▶ **TASK DETAILS**
Count every line below in which "this" occurs, then give only the count.
┌──
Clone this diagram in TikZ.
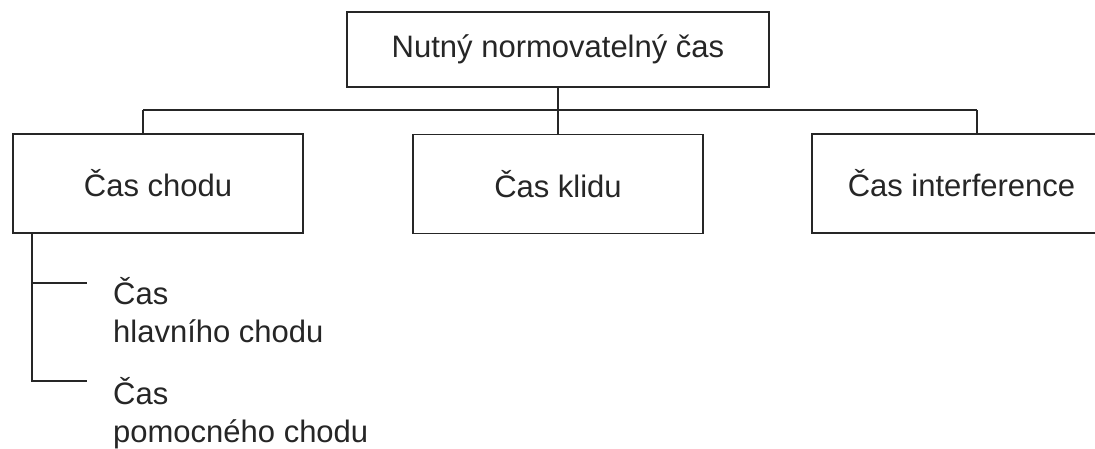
\documentclass[tikz,border=0pt]{standalone}
\usepackage{fontspec}
\setmainfont{Liberation Sans}
\begin{document}
\begin{tikzpicture}[x=1pt,y=-1pt,
  line/.style={draw=black!85,line width=1.6pt},
  box/.style={line,fill=white,inner sep=0pt,minimum height=99pt,
    minimum width=290pt,text=black!85,font=\fontsize{31}{37}\selectfont},
  sublabel/.style={inner sep=0pt,anchor=base west,align=left,text=black!85,
    font=\fontsize{31}{38}\selectfont}]
\useasboundingbox (0,0) rectangle (1095,448);
\clip (0,0) rectangle (1095,448);
\fill[white] (0,0) rectangle (1095,448);

% boxes
\node[box,minimum width=422pt,minimum height=75pt] (top) at (558,49.5) {Nutný normovatelný čas};
\node[box] (chod) at (158,183.5) {Čas chodu};
\node[box] (klid) at (558,184) {Čas klidu};
\node[box,minimum width=299pt] (interf) at (961.5,183.5) {Čas interference};

% bus between the top box and the three children
\coordinate (busL) at (143,110);
\coordinate (busR) at (977,110);
\draw[line] (top.south) -- (klid.north);
\draw[line] (busL) -- (busR);
\draw[line] (busL) -- (busL |- chod.north);
\draw[line] (busR) -- (busR |- interf.north);

% sub-items of the first child
\coordinate (stem) at (32,233);
\coordinate (br1) at (87,283);
\coordinate (br2) at (87,381);
\draw[line] (stem) |- (br2);
\draw[line] (stem |- br1) -- (br1);

% the base anchor of a two-line label sits on its last line
\node[sublabel] (hlavni) at (113,342) {Čas\\hlavního chodu};
\node[sublabel] (pomocny) at (113,442) {Čas\\pomocného chodu};
\end{tikzpicture}
\end{document}
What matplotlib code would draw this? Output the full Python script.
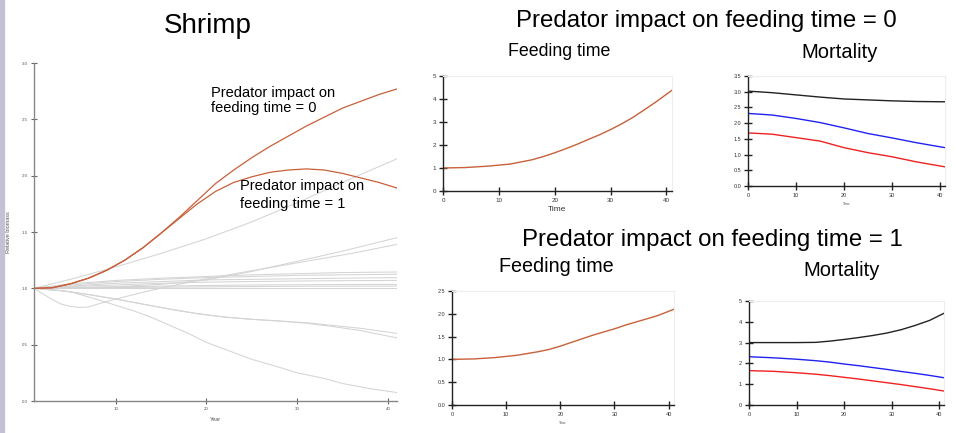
"""
Shrimp biomass under predator impact on feeding time
"""
import numpy as np
import matplotlib.pyplot as plt
from matplotlib.patches import Rectangle

plt.rcParams['font.family'] = ['Liberation Sans', 'DejaVu Sans']

# Left panel: relative biomass by year
years = [1, 3, 5, 7, 9, 11, 13, 15, 17, 19, 21, 23, 25, 27, 29, 31, 33, 35, 37, 39, 41]
shrimp_ft0 = [1.0, 1.005, 1.04, 1.09, 1.16, 1.25, 1.36, 1.49, 1.63, 1.78, 1.93, 2.05,
              2.16, 2.26, 2.35, 2.44, 2.52, 2.6, 2.66, 2.72, 2.77]
shrimp_ft1 = [1.0, 1.005, 1.04, 1.09, 1.16, 1.25, 1.36, 1.49, 1.62, 1.75, 1.86, 1.94,
              1.99, 2.03, 2.05, 2.06, 2.05, 2.02, 1.98, 1.94, 1.89]

grey_years = [1, 5, 10, 15, 20, 25, 30, 35, 41]
grey_up = [
    [1.0, 1.08, 1.19, 1.31, 1.44, 1.59, 1.76, 1.94, 2.15],
    [1.0, 1.005, 1.015, 1.035, 1.075, 1.15, 1.24, 1.33, 1.45],
    [1.0, 1.04, 1.07, 1.09, 1.105, 1.12, 1.13, 1.14, 1.145],
    [1.0, 1.03, 1.06, 1.08, 1.095, 1.105, 1.115, 1.12, 1.125],
    [1.0, 1.02, 1.045, 1.06, 1.075, 1.08, 1.085, 1.09, 1.095],
    [1.0, 1.015, 1.03, 1.045, 1.055, 1.06, 1.065, 1.068, 1.07],
    [1.0, 1.005, 1.012, 1.02, 1.025, 1.03, 1.032, 1.034, 1.035],
    [1.0, 1.003, 1.007, 1.01, 1.013, 1.016, 1.018, 1.019, 1.02],
    [1.0, 1.0, 1.0, 1.0, 1.0, 1.0, 1.0, 1.0, 1.0],
]
down_years = [1, 4, 7, 10, 13, 16, 19, 22, 25, 28, 31, 34, 37, 41]
down_a = [1.0, 0.98, 0.945, 0.905, 0.86, 0.815, 0.775, 0.745, 0.725, 0.71, 0.695, 0.67, 0.645, 0.60]
down_b = [1.0, 0.98, 0.945, 0.905, 0.86, 0.815, 0.775, 0.745, 0.725, 0.71, 0.69, 0.66, 0.625, 0.56]
dip_years = [1, 2, 3, 4, 5, 6, 7, 8, 10, 13, 16, 21, 26, 31, 36, 41]
dip_vals = [1.0, 0.95, 0.9, 0.86, 0.84, 0.83, 0.835, 0.86, 0.905, 0.965, 1.02, 1.1,
            1.17, 1.24, 1.31, 1.39]
steep_years = [1, 5, 8, 10, 12, 14, 16, 18, 20, 22, 25, 28, 30, 33, 35, 38, 41]
steep_vals = [1.0, 0.97, 0.9, 0.85, 0.8, 0.74, 0.67, 0.6, 0.52, 0.46, 0.37, 0.3, 0.25,
              0.2, 0.155, 0.11, 0.075]

# Small panels
t = [0, 4, 8, 12, 16, 18, 20, 22, 24, 26, 28, 30, 32, 34, 36, 38, 41]
feed0 = [1.0, 1.02, 1.08, 1.17, 1.36, 1.5, 1.66, 1.84, 2.03, 2.24, 2.44, 2.67, 2.92,
         3.2, 3.52, 3.85, 4.38]

tm = [0, 5, 10, 15, 20, 25, 30, 35, 41]
mort0_black = [3.02, 2.97, 2.9, 2.83, 2.77, 2.74, 2.71, 2.69, 2.68]
mort0_blue = [2.31, 2.26, 2.15, 2.02, 1.85, 1.67, 1.53, 1.38, 1.22]
mort0_red = [1.69, 1.65, 1.54, 1.43, 1.22, 1.06, 0.93, 0.77, 0.61]

feed1 = [1.0, 1.01, 1.04, 1.09, 1.17, 1.22, 1.29, 1.37, 1.45, 1.53, 1.6, 1.67, 1.75,
         1.82, 1.89, 1.96, 2.1]
t2 = [0, 5, 10, 14, 17, 20, 23, 26, 29, 32, 35, 38, 41]
mort1_black = [3.0, 3.0, 3.0, 3.01, 3.07, 3.15, 3.24, 3.34, 3.46, 3.62, 3.83, 4.07, 4.41]
mort1_blue = [2.32, 2.27, 2.2, 2.13, 2.06, 1.97, 1.89, 1.8, 1.71, 1.61, 1.52, 1.42, 1.31]
mort1_red = [1.65, 1.62, 1.55, 1.48, 1.41, 1.33, 1.25, 1.16, 1.07, 0.98, 0.88, 0.78, 0.67]

orange = '#c8603a'
grey = '#d4d4d4'


def style_small(ax, ylim, yticks, ylabels, fs=4.5):
    ax.set_xlim(0, 41)
    ax.set_ylim(*ylim)
    ax.set_xticks([0, 10, 20, 30, 40])
    ax.set_yticks(yticks)
    ax.set_yticklabels(ylabels)
    for s in ['left', 'bottom']:
        ax.spines[s].set_color('#222222')
        ax.spines[s].set_linewidth(1.0)
    for s in ['top', 'right']:
        ax.spines[s].set_color('#eeeeee')
        ax.spines[s].set_linewidth(0.8)
    ax.tick_params(direction='inout', length=6, width=1.0, color='#222222',
                   labelsize=fs, pad=2, labelcolor='#333333')


fig = plt.figure(figsize=(9.56, 4.33), dpi=100)
fig.patches.append(Rectangle((0, 0), 4 / 956, 1, transform=fig.transFigure,
                             color='#c4c0d6', zorder=0))

# Left big panel
ax = fig.add_axes([0.0356, 0.0739, 0.3797, 0.7806])
for v in grey_up:
    ax.plot(grey_years, v, color=grey, lw=0.75)
ax.plot(down_years, down_a, color=grey, lw=0.75)
ax.plot(down_years, down_b, color=grey, lw=0.75)
ax.plot(dip_years, dip_vals, color=grey, lw=0.75)
ax.plot(steep_years, steep_vals, color=grey, lw=0.75)
ax.plot(years, shrimp_ft0, color=orange, lw=0.9)
ax.plot(years, shrimp_ft1, color=orange, lw=0.9)
ax.set_xlim(1, 41)
ax.set_ylim(0, 3)
ax.set_xticks([10, 20, 30, 40])
ax.set_yticks([0, 0.5, 1.0, 1.5, 2.0, 2.5, 3.0])
ax.set_yticklabels(['0.0', '0.5', '1.0', '1.5', '2.0', '2.5', '3.0'])
for s in ['top', 'right']:
    ax.spines[s].set_visible(False)
for s in ['left', 'bottom']:
    ax.spines[s].set_color('#888888')
    ax.spines[s].set_linewidth(1.0)
ax.tick_params(direction='inout', length=5, width=0.8, color='#666666',
               labelsize=3.2, pad=2, labelcolor='#555555')
ax.set_xlabel('Year', fontsize=4, color='#555555', labelpad=4)
ax.set_ylabel('Relative biomass', fontsize=4, color='#555555', labelpad=8)
ax.text(20.55, 2.67, 'Predator impact on\nfeeding time = 0', fontsize=10.5,
        va='center', ha='left', linespacing=1.1)
ax.text(23.75, 1.83, 'Predator impact on\nfeeding time = 1', fontsize=10.5,
        va='center', ha='left', linespacing=1.4)

# Top feeding time
ax1 = fig.add_axes([0.4634, 0.5589, 0.2395, 0.2656])
ax1.plot(t, feed0, color=orange, lw=1.0)
style_small(ax1, (0, 5), [0, 1, 2, 3, 4, 5], ['0', '1', '2', '3', '4', '5'])
ax1.set_xlabel('Time', fontsize=6, color='#333333', labelpad=2)

# Top mortality
ax2 = fig.add_axes([0.7824, 0.5704, 0.2061, 0.254])
ax2.plot(tm, mort0_black, color='#222222', lw=1.0)
ax2.plot(tm, mort0_blue, color='#2222ee', lw=1.0)
ax2.plot(tm, mort0_red, color='#ee2222', lw=1.0)
style_small(ax2, (0, 3.5), [0, 0.5, 1, 1.5, 2, 2.5, 3, 3.5],
            ['0.0', '0.5', '1.0', '1.5', '2.0', '2.5', '3.0', '3.5'], fs=4)
ax2.set_xlabel('Time', fontsize=2.5, color='#555555', labelpad=3)

# Bottom feeding time
ax3 = fig.add_axes([0.4728, 0.0647, 0.2322, 0.2633])
ax3.plot(t, feed1, color=orange, lw=1.0)
style_small(ax3, (0, 2.5), [0, 0.5, 1, 1.5, 2, 2.5],
            ['0.0', '0.5', '1.0', '1.5', '2.0', '2.5'], fs=4)
ax3.set_xlabel('Time', fontsize=2.5, color='#555555', labelpad=3)

# Bottom mortality
ax4 = fig.add_axes([0.7835, 0.0647, 0.204, 0.2402])
ax4.plot(t2, mort1_black, color='#222222', lw=1.0)
ax4.plot(t2, mort1_blue, color='#2222ee', lw=1.0)
ax4.plot(t2, mort1_red, color='#ee2222', lw=1.0)
style_small(ax4, (0, 5), [0, 1, 2, 3, 4, 5], ['0', '1', '2', '3', '4', '5'], fs=4)

# Titles
fig.text(208 / 956, 1 - 26 / 433, 'Shrimp', fontsize=20, ha='center', va='center')
fig.text(706 / 956, 1 - 21 / 433, 'Predator impact on feeding time = 0',
         fontsize=17.3, ha='center', va='center')
fig.text(559 / 956, 1 - 51 / 433, 'Feeding time', fontsize=12.8, ha='center', va='center')
fig.text(840 / 956, 1 - 52 / 433, 'Mortality', fontsize=14.5, ha='center', va='center')
fig.text(712 / 956, 1 - 240 / 433, 'Predator impact on feeding time = 1',
         fontsize=17.3, ha='center', va='center')
fig.text(556 / 956, 1 - 267 / 433, 'Feeding time', fontsize=14.2, ha='center', va='center')
fig.text(842 / 956, 1 - 271 / 433, 'Mortality', fontsize=14.5, ha='center', va='center')

fig.savefig('out.png', dpi=100)
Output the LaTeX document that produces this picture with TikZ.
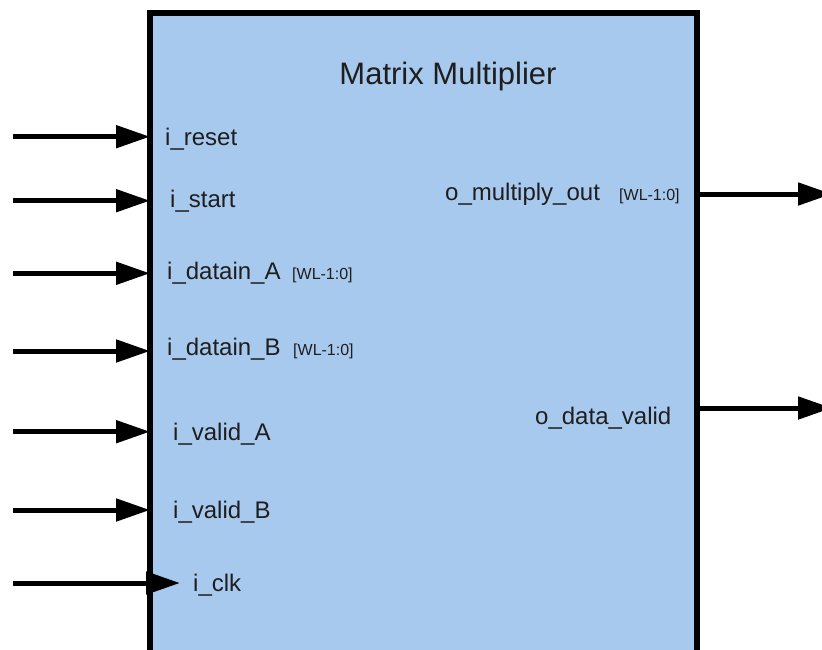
\documentclass[tikz,border=0pt]{standalone}
\usepackage{fontspec}
\setmainfont{Liberation Sans}
\usetikzlibrary{arrows.meta}
\definecolor{boxblue}{RGB}{168,201,238}
\definecolor{txt}{RGB}{30,30,30}
\tikzset{
  port/.style={anchor=base west, inner sep=0pt, text=txt, font=\fontsize{24}{26}\selectfont},
  bus/.style={anchor=base west, inner sep=0pt, text=txt, font=\fontsize{16}{18}\selectfont},
  title/.style={anchor=base, inner sep=0pt, text=txt, font=\fontsize{31}{34}\selectfont},
  sig/.style={line width=5pt, -{Triangle[length=34pt, width=22pt]}},
  blk/.style={draw=black, line width=6pt, fill=boxblue}
}
\begin{document}
\begin{tikzpicture}[x=1pt, y=-1pt]
\useasboundingbox (0,0) rectangle (822,649);
\clip (0,0) rectangle (822,649);
% block
\node[blk, anchor=north west, minimum width=547pt, minimum height=720pt, inner sep=0pt, outer sep=0pt] (box) at (150,12.5) {};
% title
\node[title] (ttl) at (448,84) {Matrix Multiplier};
% input ports
\node[port] (lreset) at (165,145) {i\_reset};
\node[port] (lstart) at (170,207) {i\_start};
\node[port] (ldA) at (167,279) {i\_datain\_A};
\node[bus] (wA) at (292,279) {[WL-1:0]};
\node[port] (ldB) at (167,355) {i\_datain\_B};
\node[bus] (wB) at (293,355) {[WL-1:0]};
\node[port] (lvA) at (173,440) {i\_valid\_A};
\node[port] (lvB) at (173,518) {i\_valid\_B};
\node[port] (lclk) at (193,591) {i\_clk};
% output ports
\node[port] (lmul) at (445,200) {o\_multiply\_out};
\node[bus] (wM) at (619,200) {[WL-1:0]};
\node[port] (ldv) at (535,424) {o\_data\_valid};
% connector end points
\coordinate (sreset) at (13,136.7);
\coordinate (sstart) at (13,200.7);
\coordinate (sdA) at (13,273.3);
\coordinate (sdB) at (13,351);
\coordinate (svA) at (13,431.7);
\coordinate (svB) at (13,510);
\coordinate (sclk) at (13,583);
\coordinate (tclk) at (180,583);
\coordinate (emul) at (832,194);
\coordinate (edv) at (832,408);
% input arrows
\draw[sig] (sreset) -- (sreset -| box.west);
\draw[sig] (sstart) -- (sstart -| box.west);
\draw[sig] (sdA) -- (sdA -| box.west);
\draw[sig] (sdB) -- (sdB -| box.west);
\draw[sig] (svA) -- (svA -| box.west);
\draw[sig] (svB) -- (svB -| box.west);
\draw[sig] (sclk) -- (tclk);
% output arrows
\draw[sig] (emul -| box.east) -- (emul);
\draw[sig] (edv -| box.east) -- (edv);
\end{tikzpicture}
\end{document}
└──
▶ **TASK RESPONSE**
3